• _WHAT TO PRODUCE_
The data below should be restated word for word, with every picture omitted.

• _DATA EXCERPT_
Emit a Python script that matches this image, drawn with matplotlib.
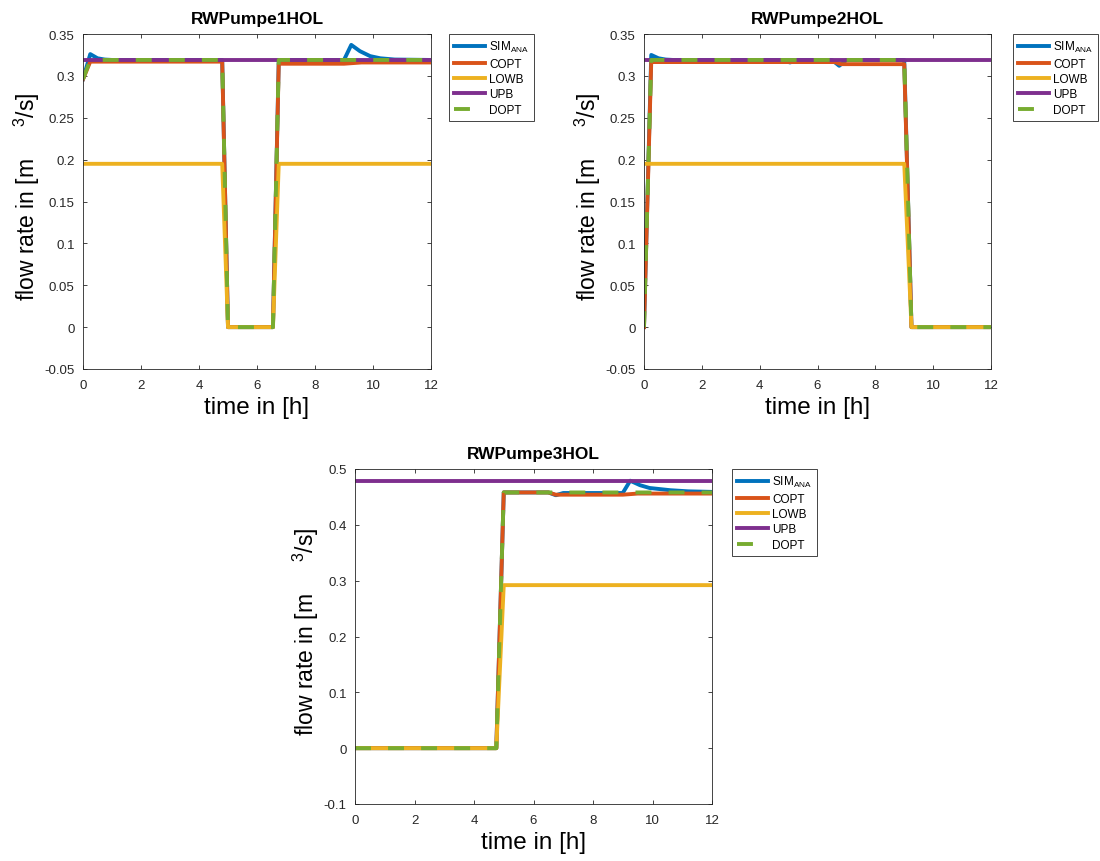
import matplotlib
matplotlib.use('Agg')
import matplotlib.pyplot as plt

plt.rcParams['font.family'] = ['Liberation Sans', 'DejaVu Sans']
plt.rcParams['mathtext.fontset'] = 'custom'
plt.rcParams['mathtext.rm'] = 'Liberation Sans'

# MATLAB default colours
c_sim, c_copt, c_lowb, c_upb, c_dopt = '#0072BD', '#D95319', '#EDB120', '#7E2F8E', '#77AC30'
labels = ['SIM$_{\\mathregular{ANA}}$', 'COPT', 'LOWB', 'UPB', 'DOPT']
titles = ['RWPumpe1HOL', 'RWPumpe2HOL', 'RWPumpe3HOL']

# ---- RWPumpe1HOL ----
t_sim1 = [0, 0.25, 0.5, 0.75, 1.0, 4.8, 5.0, 6.55, 6.75, 9.0, 9.25, 9.55, 9.9, 10.25, 10.75, 12]
sim1 = [0.296, 0.326, 0.321, 0.3195, 0.319, 0.319, 0, 0, 0.319, 0.319, 0.337, 0.3295, 0.3236, 0.321, 0.3195, 0.319]
t_copt1 = [0, 0.25, 4.8, 5.0, 6.55, 6.75, 9.0, 9.6, 12]
copt1 = [0.296, 0.317, 0.317, 0, 0, 0.3145, 0.3145, 0.316, 0.316]
t_lowb1 = [0, 4.8, 5.0, 6.55, 6.75, 12]
lowb1 = [0.195, 0.195, 0, 0, 0.195, 0.195]
t_upb1 = [0, 12]
upb1 = [0.319, 0.319]
t_dopt1 = [0, 0.25, 4.8, 5.0, 6.55, 6.75, 12]
dopt1 = [0.296, 0.319, 0.319, 0, 0, 0.319, 0.319]

# ---- RWPumpe2HOL ----
t_sim2 = [0, 0.25, 0.5, 0.75, 1.0, 4.75, 5.05, 5.3, 6.5, 6.75, 7.0, 9.0, 9.25, 12]
sim2 = [0, 0.325, 0.321, 0.3195, 0.319, 0.319, 0.316, 0.319, 0.319, 0.312, 0.319, 0.319, 0, 0]
t_copt2 = [0, 0.25, 6.6, 6.8, 9.0, 9.25, 12]
copt2 = [0, 0.3165, 0.3165, 0.314, 0.314, 0, 0]
t_lowb2 = [0, 9.0, 9.25, 12]
lowb2 = [0.195, 0.195, 0, 0]
t_upb2 = [0, 12]
upb2 = [0.319, 0.319]
t_dopt2 = [0, 0.25, 9.0, 9.25, 12]
dopt2 = [0, 0.319, 0.319, 0, 0]

# ---- RWPumpe3HOL ----
t_sim3 = [0, 4.75, 5.0, 6.5, 6.75, 7.0, 9.0, 9.25, 9.58, 9.9, 10.6, 11.2, 12]
sim3 = [0, 0, 0.458, 0.458, 0.453, 0.457, 0.457, 0.479, 0.471, 0.466, 0.462, 0.460, 0.459]
t_copt3 = [0, 4.75, 5.0, 6.5, 6.75, 9.0, 9.5, 12]
copt3 = [0, 0, 0.458, 0.458, 0.454, 0.454, 0.456, 0.456]
t_lowb3 = [0, 4.75, 5.0, 12]
lowb3 = [0, 0, 0.292, 0.292]
t_upb3 = [0, 12]
upb3 = [0.478, 0.478]
t_dopt3 = [0, 4.75, 5.0, 12]
dopt3 = [0, 0, 0.458, 0.458]

xticks = [0, 2, 4, 6, 8, 10, 12]
yticks12 = [-0.05, 0, 0.05, 0.1, 0.15, 0.2, 0.25, 0.3, 0.35]
yticks3 = [-0.1, 0, 0.1, 0.2, 0.3, 0.4, 0.5]

series = [
    [(t_sim1, sim1), (t_copt1, copt1), (t_lowb1, lowb1), (t_upb1, upb1), (t_dopt1, dopt1)],
    [(t_sim2, sim2), (t_copt2, copt2), (t_lowb2, lowb2), (t_upb2, upb2), (t_dopt2, dopt2)],
    [(t_sim3, sim3), (t_copt3, copt3), (t_lowb3, lowb3), (t_upb3, upb3), (t_dopt3, dopt3)],
]
yticks_all = [yticks12, yticks12, yticks3]

W, H = 1100, 862
fig = plt.figure(figsize=(11, 8.62), dpi=100)
# axes rectangles in pixels: left, top, right, bottom
rects = [(83, 35, 431, 370), (644, 35, 991, 370), (355, 470, 712, 805)]
legpos = [(449, 35), (1013, 35), (732, 470)]

lw = 2.8
colors = [c_sim, c_copt, c_lowb, c_upb, c_dopt]
axcol = '#262626'

for i in range(3):
    l, t, r, b = rects[i]
    ax = fig.add_axes([l / W, 1 - b / H, (r - l) / W, (b - t) / H])
    for k, (tt, vv) in enumerate(series[i]):
        if k == 4:
            ax.plot(tt, vv, color=colors[k], lw=lw, linestyle=(0, (4.1, 4.4)), label=labels[k])
        else:
            ax.plot(tt, vv, color=colors[k], lw=lw, label=labels[k])
    yt = yticks_all[i]
    ax.set_xlim(0, 12)
    ax.set_ylim(yt[0], yt[-1])
    ax.set_xticks(xticks)
    ax.set_xticklabels([str(x) for x in xticks])
    ax.set_yticks(yt)
    ax.set_yticklabels(['%g' % round(y, 2) for y in yt])
    ax.tick_params(direction='in', top=True, right=True, length=3, width=0.6,
                   labelsize=9.5, colors=axcol)
    ax.tick_params(axis='x', pad=7)
    ax.tick_params(axis='y', pad=6)
    for s in ax.spines.values():
        s.set_color(axcol)
        s.set_linewidth(0.6)
    ax.set_title(titles[i], fontsize=12.5, fontweight='bold', pad=8)
    ax.set_xlabel('time in [h]', fontsize=17.5, labelpad=4)
    ax.set_ylabel('flow rate in [m     $^{3}$/s]', fontsize=16.5, labelpad=2, y=0.518)
    lx, ly = legpos[i]
    ax.legend(loc='upper left', bbox_to_anchor=(lx / W, 1 - ly / H),
              bbox_transform=fig.transFigure, fontsize=8.5, frameon=True,
              fancybox=False, edgecolor=axcol, framealpha=1, borderaxespad=0,
              handlelength=2.6, handletextpad=0.35, labelspacing=0.28,
              borderpad=0.45).get_frame().set_linewidth(0.6)

fig.savefig('out.png', dpi=100)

• _RESULT OF THE TASK_
Emit a Python script that matches this image, drawn with matplotlib.
import matplotlib
matplotlib.use('Agg')
import matplotlib.pyplot as plt

plt.rcParams['font.family'] = ['Liberation Sans', 'DejaVu Sans']
plt.rcParams['mathtext.fontset'] = 'custom'
plt.rcParams['mathtext.rm'] = 'Liberation Sans'

# MATLAB default colours
c_sim, c_copt, c_lowb, c_upb, c_dopt = '#0072BD', '#D95319', '#EDB120', '#7E2F8E', '#77AC30'
labels = ['SIM$_{\\mathregular{ANA}}$', 'COPT', 'LOWB', 'UPB', 'DOPT']
titles = ['RWPumpe1HOL', 'RWPumpe2HOL', 'RWPumpe3HOL']

# ---- RWPumpe1HOL ----
t_sim1 = [0, 0.25, 0.5, 0.75, 1.0, 4.8, 5.0, 6.55, 6.75, 9.0, 9.25, 9.55, 9.9, 10.25, 10.75, 12]
sim1 = [0.296, 0.326, 0.321, 0.3195, 0.319, 0.319, 0, 0, 0.319, 0.319, 0.337, 0.3295, 0.3236, 0.321, 0.3195, 0.319]
t_copt1 = [0, 0.25, 4.8, 5.0, 6.55, 6.75, 9.0, 9.6, 12]
copt1 = [0.296, 0.317, 0.317, 0, 0, 0.3145, 0.3145, 0.316, 0.316]
t_lowb1 = [0, 4.8, 5.0, 6.55, 6.75, 12]
lowb1 = [0.195, 0.195, 0, 0, 0.195, 0.195]
t_upb1 = [0, 12]
upb1 = [0.319, 0.319]
t_dopt1 = [0, 0.25, 4.8, 5.0, 6.55, 6.75, 12]
dopt1 = [0.296, 0.319, 0.319, 0, 0, 0.319, 0.319]

# ---- RWPumpe2HOL ----
t_sim2 = [0, 0.25, 0.5, 0.75, 1.0, 4.75, 5.05, 5.3, 6.5, 6.75, 7.0, 9.0, 9.25, 12]
sim2 = [0, 0.325, 0.321, 0.3195, 0.319, 0.319, 0.316, 0.319, 0.319, 0.312, 0.319, 0.319, 0, 0]
t_copt2 = [0, 0.25, 6.6, 6.8, 9.0, 9.25, 12]
copt2 = [0, 0.3165, 0.3165, 0.314, 0.314, 0, 0]
t_lowb2 = [0, 9.0, 9.25, 12]
lowb2 = [0.195, 0.195, 0, 0]
t_upb2 = [0, 12]
upb2 = [0.319, 0.319]
t_dopt2 = [0, 0.25, 9.0, 9.25, 12]
dopt2 = [0, 0.319, 0.319, 0, 0]

# ---- RWPumpe3HOL ----
t_sim3 = [0, 4.75, 5.0, 6.5, 6.75, 7.0, 9.0, 9.25, 9.58, 9.9, 10.6, 11.2, 12]
sim3 = [0, 0, 0.458, 0.458, 0.453, 0.457, 0.457, 0.479, 0.471, 0.466, 0.462, 0.460, 0.459]
t_copt3 = [0, 4.75, 5.0, 6.5, 6.75, 9.0, 9.5, 12]
copt3 = [0, 0, 0.458, 0.458, 0.454, 0.454, 0.456, 0.456]
t_lowb3 = [0, 4.75, 5.0, 12]
lowb3 = [0, 0, 0.292, 0.292]
t_upb3 = [0, 12]
upb3 = [0.478, 0.478]
t_dopt3 = [0, 4.75, 5.0, 12]
dopt3 = [0, 0, 0.458, 0.458]

xticks = [0, 2, 4, 6, 8, 10, 12]
yticks12 = [-0.05, 0, 0.05, 0.1, 0.15, 0.2, 0.25, 0.3, 0.35]
yticks3 = [-0.1, 0, 0.1, 0.2, 0.3, 0.4, 0.5]

series = [
    [(t_sim1, sim1), (t_copt1, copt1), (t_lowb1, lowb1), (t_upb1, upb1), (t_dopt1, dopt1)],
    [(t_sim2, sim2), (t_copt2, copt2), (t_lowb2, lowb2), (t_upb2, upb2), (t_dopt2, dopt2)],
    [(t_sim3, sim3), (t_copt3, copt3), (t_lowb3, lowb3), (t_upb3, upb3), (t_dopt3, dopt3)],
]
yticks_all = [yticks12, yticks12, yticks3]

W, H = 1100, 862
fig = plt.figure(figsize=(11, 8.62), dpi=100)
# axes rectangles in pixels: left, top, right, bottom
rects = [(83, 35, 431, 370), (644, 35, 991, 370), (355, 470, 712, 805)]
legpos = [(449, 35), (1013, 35), (732, 470)]

lw = 2.8
colors = [c_sim, c_copt, c_lowb, c_upb, c_dopt]
axcol = '#262626'

for i in range(3):
    l, t, r, b = rects[i]
    ax = fig.add_axes([l / W, 1 - b / H, (r - l) / W, (b - t) / H])
    for k, (tt, vv) in enumerate(series[i]):
        if k == 4:
            ax.plot(tt, vv, color=colors[k], lw=lw, linestyle=(0, (4.1, 4.4)), label=labels[k])
        else:
            ax.plot(tt, vv, color=colors[k], lw=lw, label=labels[k])
    yt = yticks_all[i]
    ax.set_xlim(0, 12)
    ax.set_ylim(yt[0], yt[-1])
    ax.set_xticks(xticks)
    ax.set_xticklabels([str(x) for x in xticks])
    ax.set_yticks(yt)
    ax.set_yticklabels(['%g' % round(y, 2) for y in yt])
    ax.tick_params(direction='in', top=True, right=True, length=3, width=0.6,
                   labelsize=9.5, colors=axcol)
    ax.tick_params(axis='x', pad=7)
    ax.tick_params(axis='y', pad=6)
    for s in ax.spines.values():
        s.set_color(axcol)
        s.set_linewidth(0.6)
    ax.set_title(titles[i], fontsize=12.5, fontweight='bold', pad=8)
    ax.set_xlabel('time in [h]', fontsize=17.5, labelpad=4)
    ax.set_ylabel('flow rate in [m     $^{3}$/s]', fontsize=16.5, labelpad=2, y=0.518)
    lx, ly = legpos[i]
    ax.legend(loc='upper left', bbox_to_anchor=(lx / W, 1 - ly / H),
              bbox_transform=fig.transFigure, fontsize=8.5, frameon=True,
              fancybox=False, edgecolor=axcol, framealpha=1, borderaxespad=0,
              handlelength=2.6, handletextpad=0.35, labelspacing=0.28,
              borderpad=0.45).get_frame().set_linewidth(0.6)

fig.savefig('out.png', dpi=100)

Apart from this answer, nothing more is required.